I’ve come to the conclusion based on my continuous thoughts over the last several days in my writings, that I simply don’t agree with constantly playing and entertaining my children. Sure, I choose to play babies or “house” because I love to reminisce, and I love seeing my children play and interact, pretend and role play but not every day, in my opinion children also need to learn to entertain themselves.
I feel that a strong imagination and finding your own self worth and your ideas of what fun is can come during those moments of boredom and self entertainment is a flawless in a person and it builds self confidence, structure and personality.

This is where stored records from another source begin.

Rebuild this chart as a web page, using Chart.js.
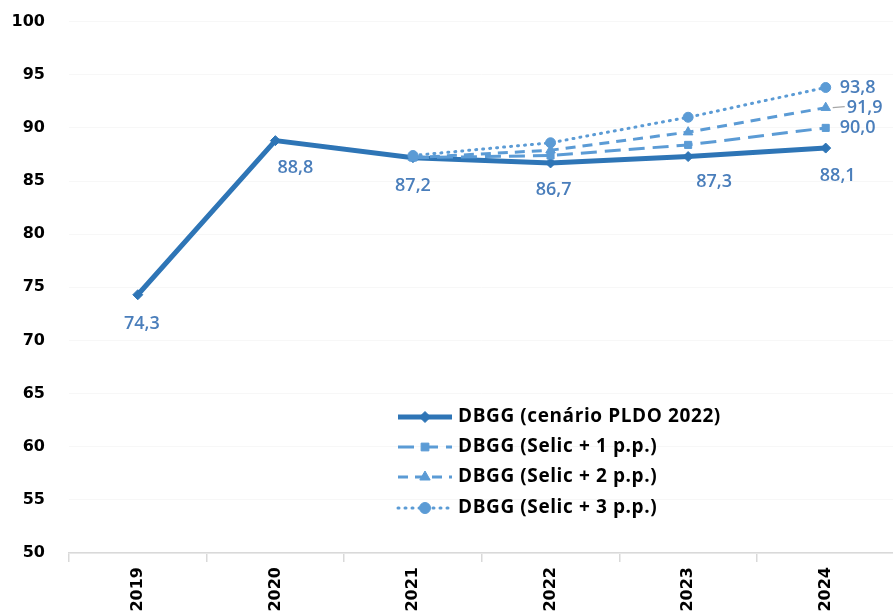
<!DOCTYPE html>
<html>
<head>
<meta charset="utf-8">
<script src="https://cdn.jsdelivr.net/npm/chart.js@4/dist/chart.umd.min.js"></script>
<style>
  html, body { margin: 0; padding: 0; background: #fff; overflow: hidden; }
  #wrap { position: absolute; left: 0; top: -12px; width: 901px; height: 652px; }
</style>
</head>
<body>
<div id="wrap"><canvas id="c"></canvas></div>
<script>
const categories = ['2019', '2020', '2021', '2022', '2023', '2024'];
const pldo   = [74.3, 88.8, 87.2, 86.7, 87.3, 88.1];
const selic1 = [null, null, 87.2, 87.4, 88.4, 90.0];
const selic2 = [null, null, 87.2, 87.9, 89.6, 91.9];
const selic3 = [null, null, 87.4, 88.6, 91.0, 93.8];
const seriesNames = ['DBGG (cenário PLDO 2022)', 'DBGG (Selic + 1 p.p.)', 'DBGG (Selic + 2 p.p.)', 'DBGG (Selic + 3 p.p.)'];
const yMin = 50, yMax = 100, yStep = 5;

const DARK = '#2e75b6';
const LIGHT = '#5b9bd5';
const LABEL = '#4a7ebb';
const SHIFT_Y = 12; // canvas is shifted up by this many px

const fmt = v => v.toFixed(1).replace('.', ',');

// label placement (style): which points get labels and offsets in px
const labelSpec = [
  { idx: [0,1,2,3,4,5], off: [[4,29],[20,27],[0,28],[3,27],[26,25],[12,28]], align: 'center' },
  { idx: [5], off: [[14,0]], align: 'left' },
  { idx: [5], off: [[14,0]], align: 'left', leader: true },
  { idx: [5], off: [[14,0]], align: 'left' }
];

const dataLabels = {
  id: 'dataLabels',
  afterDatasetsDraw(chart) {
    const ctx = chart.ctx;
    ctx.save();
    ctx.font = '600 18px "Open Sans", sans-serif';
    ctx.fillStyle = LABEL;
    ctx.textBaseline = 'middle';
    chart.data.datasets.forEach((ds, di) => {
      const meta = chart.getDatasetMeta(di);
      const spec = labelSpec[di];
      spec.idx.forEach((i, k) => {
        const p = meta.data[i];
        const v = ds.data[i];
        const [dx, dy] = spec.off[k];
        ctx.textAlign = spec.align;
        let tx = p.x + dx, ty = p.y + dy;
        if (spec.leader) {
          ctx.save();
          ctx.strokeStyle = '#a6a6a6';
          ctx.lineWidth = 1.2;
          ctx.beginPath();
          ctx.moveTo(p.x + 7, p.y);
          ctx.lineTo(p.x + 19, p.y - 1);
          ctx.stroke();
          ctx.restore();
          tx += 7;
        }
        ctx.fillText(fmt(v), tx, ty);
      });
    });
    ctx.restore();
  }
};

const customLegend = {
  id: 'customLegend',
  afterDraw(chart) {
    const ctx = chart.ctx;
    const x0 = 398, x1 = 452, xm = 425, tx = 458;
    const rows = [417, 447, 477, 508].map(r => r + SHIFT_Y);
    ctx.save();
    chart.data.datasets.forEach((ds, i) => {
      const y = rows[i];
      ctx.save();
      ctx.strokeStyle = ds.borderColor;
      ctx.lineWidth = ds.borderWidth;
      ctx.setLineDash(ds.borderDash || []);
      ctx.lineCap = ds.borderCapStyle || 'butt';
      ctx.beginPath();
      ctx.moveTo(x0, y);
      ctx.lineTo(x1, y);
      ctx.stroke();
      ctx.restore();
      ctx.fillStyle = ds.pointBackgroundColor;
      ctx.strokeStyle = ds.pointBorderColor;
      ctx.lineWidth = 1;
      ctx.setLineDash([]);
      Chart.helpers.drawPoint(ctx, { pointStyle: ds.pointStyle, radius: ds.pointRadius + 0.5, rotation: 0, borderWidth: 1 }, xm, y);
      ctx.fillStyle = '#000';
      ctx.font = 'bold 19px "Open Sans", sans-serif';
      ctx.letterSpacing = '0.6px';
      ctx.textAlign = 'left';
      ctx.textBaseline = 'middle';
      ctx.fillText(seriesNames[i], tx, y);
      ctx.letterSpacing = '0px';
    });
    ctx.restore();
  }
};

function ds(label, data, color, width, dash, style, radius, order, cap) {
  return {
    label, data,
    borderColor: color, backgroundColor: color,
    pointBackgroundColor: color, pointBorderColor: color,
    borderWidth: width, borderDash: dash, borderCapStyle: cap || 'butt',
    pointStyle: style, pointRadius: radius, pointHoverRadius: radius,
    pointBorderWidth: 1, tension: 0, spanGaps: false, order
  };
}

new Chart(document.getElementById('c'), {
  type: 'line',
  data: {
    labels: categories,
    datasets: [
      ds(seriesNames[0], pldo, DARK, 5, [], 'rectRot', 5, 4),
      ds(seriesNames[1], selic1, LIGHT, 3, [16, 8], 'rect', 5, 3),
      ds(seriesNames[2], selic2, LIGHT, 3, [10, 7], 'triangle', 5.5, 2),
      ds(seriesNames[3], selic3, LIGHT, 3, [1, 6], 'circle', 5, 1, 'round')
    ]
  },
  options: {
    responsive: true,
    maintainAspectRatio: false,
    animation: false,
    layout: { padding: { top: 8, right: 0, bottom: 0, left: 0 } },
    plugins: { legend: { display: false }, tooltip: { enabled: false } },
    scales: {
      x: {
        offset: true,
        afterFit(s) { s.height = 87; },
        grid: { offset: true, drawOnChartArea: false, drawTicks: true, tickLength: 9, color: '#d9d9d9', lineWidth: 1.5 },
        border: { display: true, color: '#d9d9d9', width: 1.5 },
        ticks: {
          minRotation: 90, maxRotation: 90, padding: 5, color: '#000',
          font: { family: '"DejaVu Sans", Verdana, sans-serif', weight: 'bold', size: 16 }
        }
      },
      y: {
        min: yMin, max: yMax,
        afterFit(s) { s.width = 69; },
        grid: { color: '#f7f7f7', drawTicks: false, lineWidth: 1 },
        border: { display: false },
        ticks: {
          stepSize: yStep, padding: 24, color: '#000',
          font: { family: '"DejaVu Sans", Verdana, sans-serif', weight: 'bold', size: 16 }
        }
      }
    }
  },
  plugins: [dataLabels, customLegend]
});
</script>
</body>
</html>
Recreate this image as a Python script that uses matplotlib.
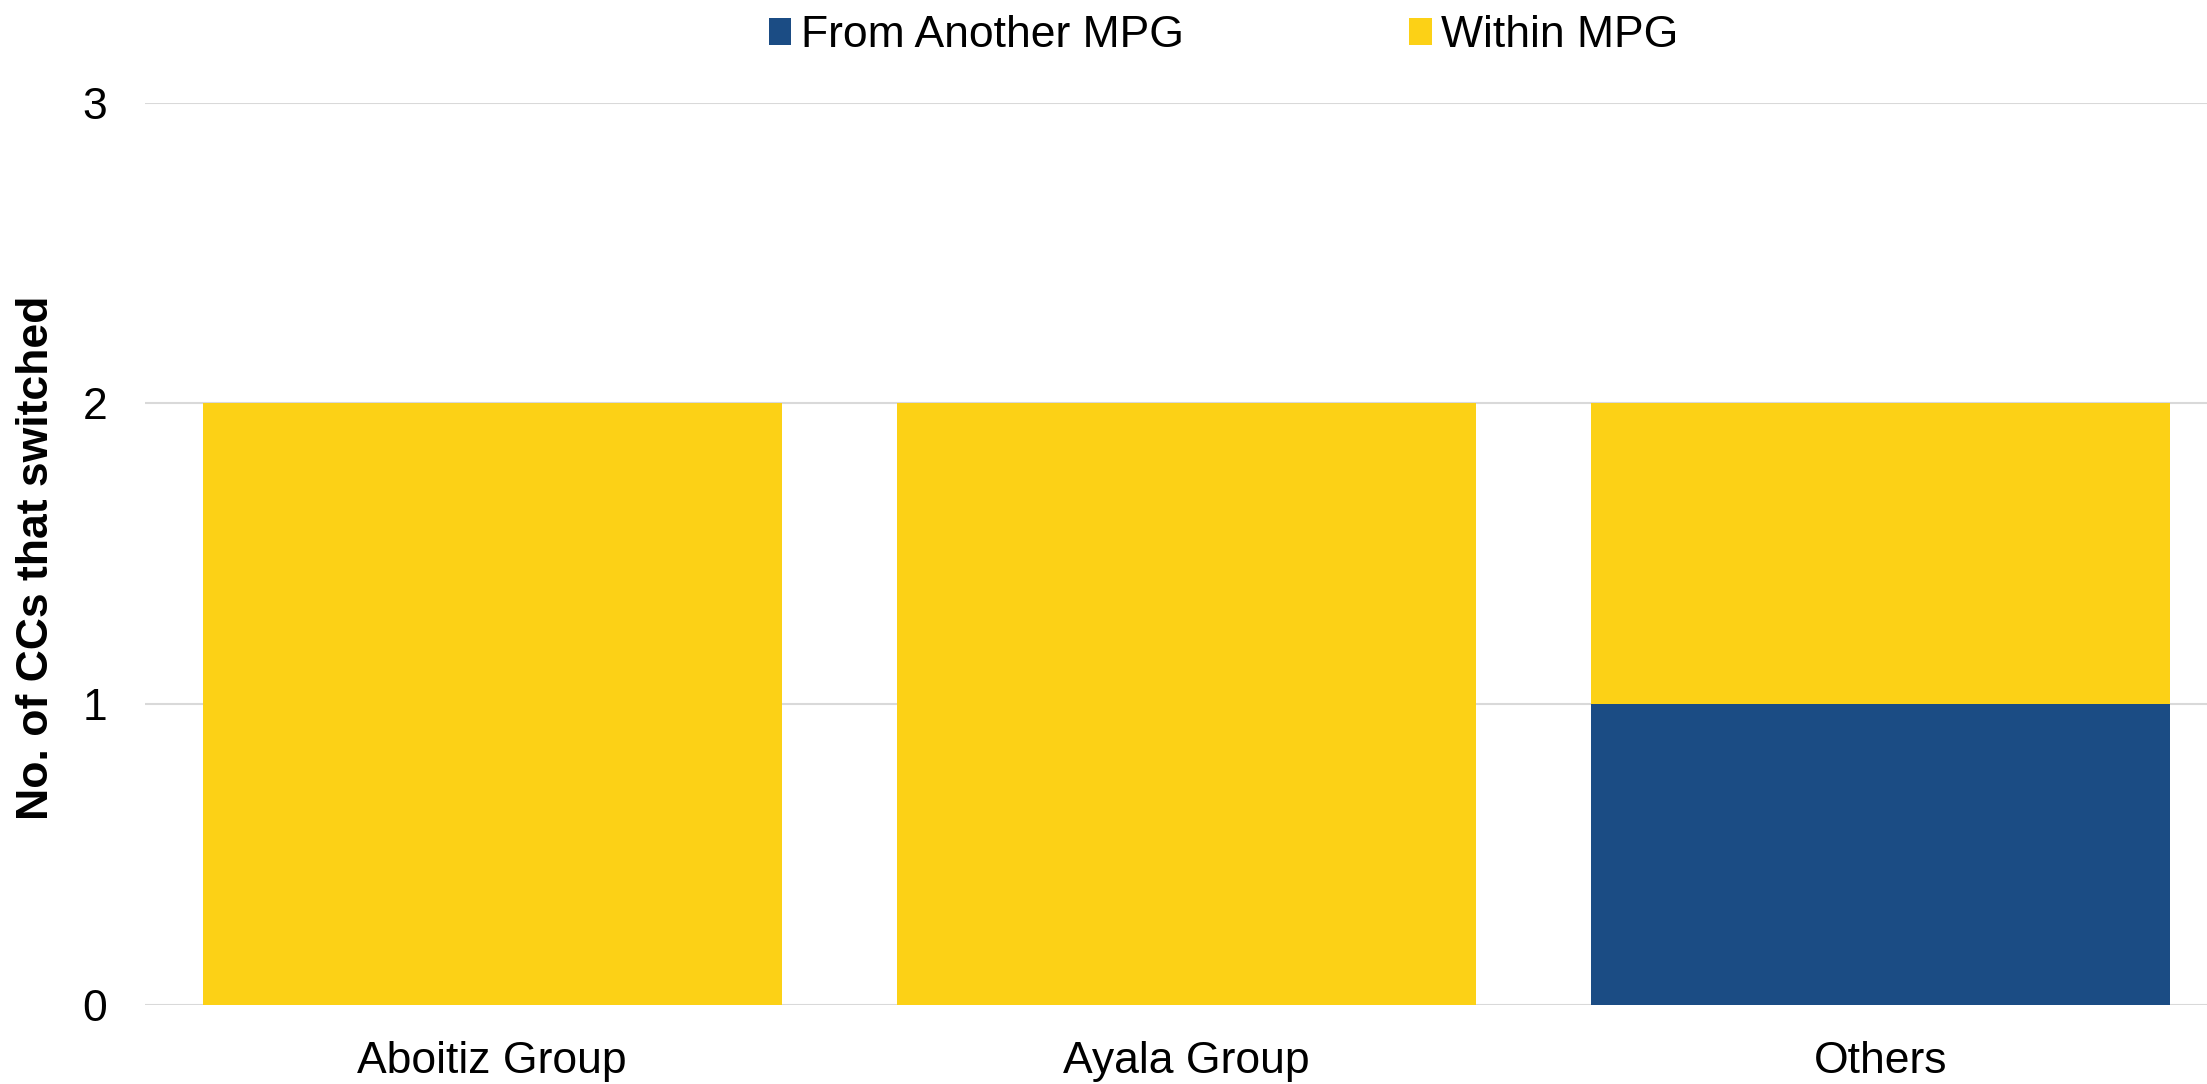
import numpy as np
import matplotlib
matplotlib.use("Agg")
from matplotlib import pyplot as plt

categories = ["Aboitiz Group", "Ayala Group", "Others"]
from_another = [0, 0, 1]
within = [2, 2, 1]
series_names = ["From Another MPG", "Within MPG"]

blue = "#1B4C84"
yellow = "#FCD116"

plt.rcParams['font.family'] = ['Liberation Sans', 'DejaVu Sans']

fig = plt.figure(figsize=(22.07, 10.84), dpi=100)
ax = fig.add_axes([0.0657, 0.0729, 0.9343, 0.8324])

x = np.arange(len(categories))
ax.bar(x, from_another, width=0.834, color=blue, label=series_names[0], zorder=2)
ax.bar(x, within, width=0.834, bottom=from_another, color=yellow, label=series_names[1], zorder=2)

ax.set_xlim(-0.5, 2.47)
ax.set_ylim(0, 3)
ax.set_yticks([0, 1, 2, 3])
ax.set_xticks(x)
ax.set_xticklabels(categories)
ax.tick_params(axis='both', length=0, labelsize=32)
ax.tick_params(axis='y', pad=27)
ax.tick_params(axis='x', pad=26)
ax.yaxis.grid(True, color="#D9D9D9", linewidth=1.5, zorder=0)
ax.set_axisbelow(True)
for s in ax.spines.values():
    s.set_visible(False)

fig.text(37 / 2207, 0.485, "No. of CCs that switched", rotation=90,
         ha='center', va='center', fontsize=32, fontweight='bold')

fig.legend(loc='center', bbox_to_anchor=(0.5545, 0.967), ncol=2, frameon=False,
           fontsize=32, handlelength=0.5, handleheight=0.55, handletextpad=0.22,
           columnspacing=5.08, borderaxespad=0, borderpad=0)

fig.savefig("out.png", dpi=100)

What if I don’t want to get down on the floor and play babies or Legos daily, but instead I want to share a walk, bond with my children on my lap over an activity book, paint together, conquer a craft project or simply engage in conversation, go on a scavenger hunt, wander, watch them learn from nature, let them learn about themselves within, before the world shapes and molds them, enjoy little adventures together as we are surrounded by such beauty of several WI state parks and the most amazing capital city with so much to do together right at our finger tips! – Thanks MMB!
Looking back that is all I ever wanted as a child, someone to have a conversation with, someone who found my thoughts and activities of my daily life interesting. I feel this day in age with technology we forget to be “present” parents and shut the devices off. I do it, it’s my social release and most often my social life!
I disconnect the devices and ask my children questions, I engage in conversation with them so that they feel respected and have trust for me when they are older, when the big concerns arise, and I am hopeful that they feel comfortable enough to come to me about anything.
I am not a psychologist, nor do I have a Ph.D. but I do know that I am a loving mother trying to raise good, kind people in a not so kind, fast world, and If I am wrong and in 20 years my kids are on the Dr. Phil show, dig this article up and use it in one of the statistics.